The ideology of marriage is for a man and a woman to commit to each other as husband and wife. This union that is ideally the spawn of love and the desire of the couple to spend the rest of their lives together not only in body, but in spirit as well; "till death do us part." In Kate Chopin's "The Story of an Hour" and "The Storm" marriage is a farce- a show, a matter of matrimonial obligation that causes psychological and emotional repression.
In "The Story of an Hour" Mrs. Mallard is a faithful, yet repressed wife. When she hears about her husband's death she is initially overcome with grief. She is distraught by her loss, distraught-until she realizes that by his death she has actually gained. "She would live for herself." (Chopin 13). She is no longer subjected to her husbands will and she sees herself as "free! Body and soul free!" (Chopin 14) The male oppressor, though "she had loved him-sometimes," (Chopin 14), is now dead giving her the freedom to live her life any way she sees fit.

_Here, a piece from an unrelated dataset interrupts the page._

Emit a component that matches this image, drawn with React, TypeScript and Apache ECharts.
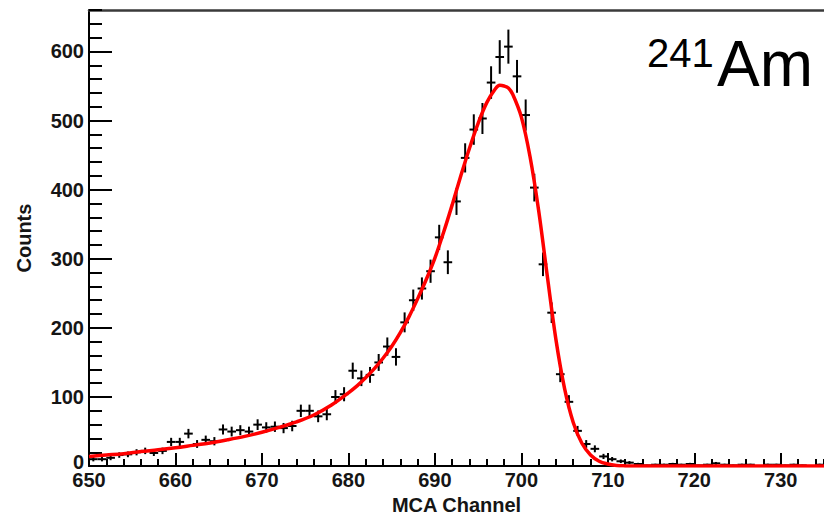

In "The Storm," Calixta, an efficient and loyal homemaker, has an affair with an old flame. Despite the fact that she loves her husband and son, she is over taken by her bottled-up passion. Her intimate desire is to be swept off her feet by a man, a real man, unlike her husband who is likened to an ignorant child. Alcee and Calixta make passionate love and when the storm passes, they continue on with their lives with out any feelings of guilt or remorse.
When Alcee writes a loving letter to his wife Clarisse, telling her "not to hurry back because their health and pleasure are his top priority," (Chopin 35), she is relieved. .
Clarisse is going through a storm of her own and reliving her "maiden days" (Chopin 35) which is like "the first free-breath of fresh air since their marriage." (Chopin 35).
However devoted the spouses are to the "marriage," that devotion is only skin-deep; a facade that is concerned only with the outward and physical presentation, not the actual content.